The benefits of creating private networks (often called P-LTE) which connect sensor-based systems in many ways is a very attractive option compared to the traditional way of working. IoT solution providers and their enterprise customers no longer must worry about setting up relationships with multiple service providers, which is complex and expensive and can easily bundle wireless connectivity into their architectures.
JpU, based in Israel and implementing solutions in the US and other geographic markets, is rapidly building its footprint with an offering they say is easier and less expensive to provision, monitor, manage, maintain, and scale.
This week, at the Enterprise 5G event in Santa Clara, Roy Timor-Rousso, Chief Revenue Officer at JpU, will be demonstrating wireless connectivity solutions that are easily understood and managed by IT and OT teams in universities, in smart cities, in utility companies, and on smart farms.
Timor-Rousso is no stranger to federated networking as he has built and sold several businesses which applied the concept to “human communications,” including serving as the CEO of fring, a competitor to WhatsApp, which was acquired by a multi-billion company based on the SaaS innovations that came out of fring’s labs.
He is now in the world of IoT/IIoT and applying similar principles.
“We’re in a world of multi-cloud, multi-edge computing, areas which are organically drawn to federated and unified cloud resources, and it only makes sense to orchestrate networking in a similar fashion,” Timor-Rousso said. “Look at the success of blending private and public clouds, including multiple clouds, pulling them into a unified environment which allows computing to operate consistently.

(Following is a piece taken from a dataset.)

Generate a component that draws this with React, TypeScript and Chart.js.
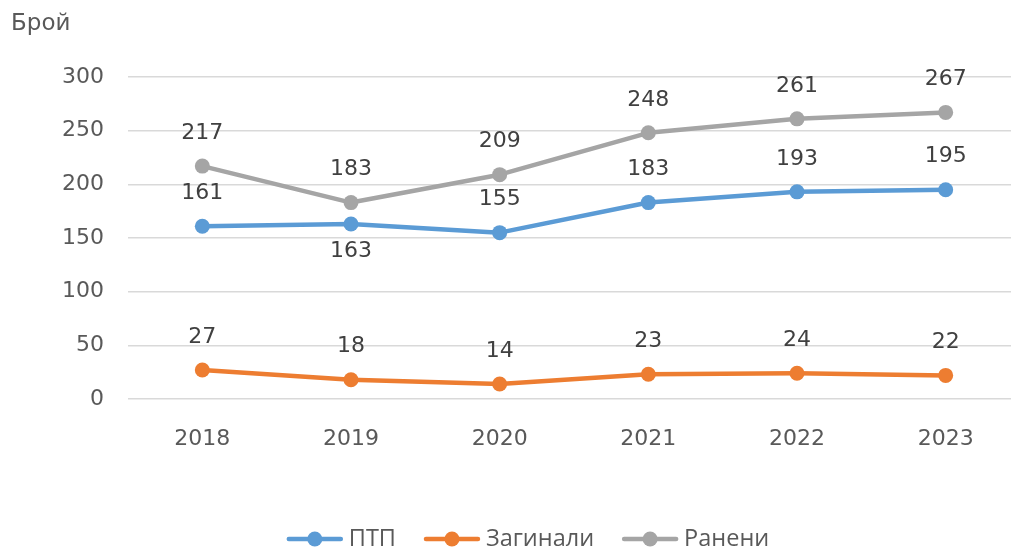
import React, { useEffect, useRef } from "react";
import { Chart, registerables } from "chart.js";

Chart.register(...registerables);

const categories = ["2018", "2019", "2020", "2021", "2022", "2023"];
const seriesNames = ["ПТП", "Загинали", "Ранени"];
const ptpValues = [161, 163, 155, 183, 193, 195];
const killedValues = [27, 18, 14, 23, 24, 22];
const injuredValues = [217, 183, 209, 248, 261, 267];
const seriesColors = ["#5B9BD5", "#ED7D31", "#A5A5A5"];
// labels placed below the point: [datasetIndex, pointIndex]
const labelsBelow = [[0, 1]];
const yMin = 0;
const yMax = 300;
const yStep = 50;
const yTitle = "Брой";

const CANVAS_W = 1056;
const CANVAS_H = 548;
const NUM_FAMILY = '"DejaVu Sans", Verdana, sans-serif';
const NUM_FONT = '22px ' + NUM_FAMILY;
const LEGEND_FONT = '23.5px "Open Sans", "Noto Sans", sans-serif';

const labelPlugin = {
  id: "valueLabels",
  afterDatasetsDraw(chart: any) {
    const ctx = chart.ctx;
    ctx.save();
    ctx.font = NUM_FONT;
    ctx.fillStyle = "#404040";
    ctx.textAlign = "center";
    ctx.textBaseline = "middle";
    chart.data.datasets.forEach((ds: any, di: number) => {
      const meta = chart.getDatasetMeta(di);
      meta.data.forEach((pt: any, i: number) => {
        const below = labelsBelow.some((b) => b[0] === di && b[1] === i);
        const y = below ? pt.y + 27 : pt.y - 33;
        ctx.fillText(String(ds.data[i]), pt.x, y);
      });
    });
    ctx.restore();
  },
};

const titleLegendPlugin = {
  id: "titleLegend",
  afterDraw(chart: any) {
    const ctx = chart.ctx;
    ctx.save();
    // axis title
    ctx.font = '23px ' + NUM_FAMILY;
    ctx.fillStyle = "#595959";
    ctx.textAlign = "left";
    ctx.textBaseline = "middle";
    ctx.fillText(yTitle, 11, 24);
    // legend
    ctx.font = LEGEND_FONT;
    const symW = 56;
    const gapText = 6;
    const gapItem = 28;
    const widths = seriesNames.map((n) => ctx.measureText(n).width);
    const total =
      widths.reduce((a, w) => a + symW + gapText + w, 0) + gapItem * (seriesNames.length - 1);
    let x = CANVAS_W / 2 - total / 2;
    const y = 539;
    seriesNames.forEach((name, i) => {
      ctx.strokeStyle = seriesColors[i];
      ctx.fillStyle = seriesColors[i];
      ctx.lineWidth = 4.5;
      ctx.lineCap = "round";
      ctx.beginPath();
      ctx.moveTo(x + 2, y);
      ctx.lineTo(x + symW - 2, y);
      ctx.stroke();
      ctx.beginPath();
      ctx.arc(x + symW / 2, y, 7.5, 0, Math.PI * 2);
      ctx.fill();
      ctx.fillStyle = "#595959";
      ctx.textAlign = "left";
      ctx.textBaseline = "middle";
      ctx.fillText(name, x + symW + gapText, y);
      x += symW + gapText + widths[i] + gapItem;
    });
    ctx.restore();
  },
};

export default function App() {
  const ref = useRef<HTMLCanvasElement | null>(null);
  useEffect(() => {
    if (!ref.current) return;
    const values = [ptpValues, killedValues, injuredValues];
    const chart = new Chart(ref.current, {
      type: "line",
      data: {
        labels: categories,
        datasets: seriesNames.map((name, i) => ({
          label: name,
          data: values[i],
          borderColor: seriesColors[i],
          backgroundColor: seriesColors[i],
          borderWidth: 4.5,
          borderCapStyle: "round",
          borderJoinStyle: "round",
          pointRadius: 7.5,
          pointHoverRadius: 7.5,
          pointBorderWidth: 0,
          pointBackgroundColor: seriesColors[i],
          tension: 0,
          fill: false,
        })),
      },
      options: {
        animation: false,
        responsive: false,
        maintainAspectRatio: false,
        devicePixelRatio: 1,
        layout: { padding: { top: 77, left: 0, right: 36, bottom: 0 } },
        plugins: {
          legend: { display: false },
          tooltip: { enabled: false },
          title: { display: false },
        },
        scales: {
          x: {
            type: "category",
            offset: true,
            grid: { display: false },
            border: { display: false },
            ticks: {
              font: { family: NUM_FAMILY, size: 22 },
              color: "#595959",
              padding: 19,
              maxRotation: 0,
            },
            afterFit(scale: any) {
              scale.height = 149;
            },
          },
          y: {
            min: yMin,
            max: yMax,
            ticks: {
              stepSize: yStep,
              font: { family: NUM_FAMILY, size: 22 },
              color: "#595959",
              padding: 24,
            },
            grid: { color: "#D9D9D9", lineWidth: 1.5, drawTicks: false },
            border: { display: false },
            afterFit(scale: any) {
              scale.width = 128;
            },
          },
        },
      },
      plugins: [labelPlugin, titleLegendPlugin],
    } as any);
    return () => chart.destroy();
  }, []);

  return (
    <div
      style={{
        position: "fixed",
        left: 0,
        top: 0,
        width: 1011,
        height: 548,
        overflow: "hidden",
        background: "#fff",
      }}
    >
      <canvas
        ref={ref}
        width={CANVAS_W}
        height={CANVAS_H}
        style={{ width: CANVAS_W, height: CANVAS_H, display: "block" }}
      />
    </div>
  );
}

As more and more compute continues to happen at the edge, for example in massive manufacturing plants, the complexity will become impossible without a practical framework.”
Timor-Rousso explained that the explosion of devices and applications that are driving value also creates operational and security risks. “Federated wireless networking solves this problem, making the provisioning and building of 4G/5G networks easier to do while making network operations and management more unified for the enterprise or their managed service and managed security providers.”
JpU is actively building federated networks for certain vertical sectors in the US, including the energy industry.
“There is tremendous upside in instrumenting the energy grid,” Timor-Rousso explained, “but also a tremendous risk, both economic and operational, given the surge of cyberattacks and threat of more attacks on critical infrastructure. Consider how big energy grids are, how many locations the equipment sits in, the number of sensors and gateways associated with monitoring and managing based on data generated by those sensors and consolidated by those gateways.”
Timor-Rousso described the federation of the future as “having a single connectivity provider who offers secure transmission as a service – opex rather than capex. Our customers find this compelling compared to complex legacy approaches. With a common SIM card, for example, every location can be connected and managed with a single view, and every endpoint equipped for Over-the-Air updates and more.”
The concept of federation does not stop at a single enterprise deployment, Timor-Rousso said. “All enterprises are connected through our JpU hyper core into a federated network, which supports ecosystems in completely new and powerful ways. For ‘mobile’ IoT, every enterprise device and every enterprise asset on the move can roam via any other network while being managed and controlled, without enterprises having to contract with and deal with multiple providers.”
The JpU hyper core enables and applies business rules, and with 5G can deliver ultra-low-latency, high-quality experiences, reliability, and, according to Timor-Rousso, cost savings between 40 – 60% compared to old school approaches.
“Given the consolidation and unification aspects, tackling security is more straightforward; we are designing bundles into solutions which supports the ‘full stack’ security industrial solutions require in order to operate without risking intentional or unintentional attacks and failures,” Timor-Rousso said. “This is a perfect solution for the crossover of the machine and human communication, as our federated solutions allow companies to manage and control employees and devices on any public or private network.”
Timor-Rousso will be sharing more about how federated networks contribute to better industrial, agricultural, energy, and other vertical IoT implementations as a speaker at the Enterprise 5G conference, November 16-18. You can learn more about the conference here.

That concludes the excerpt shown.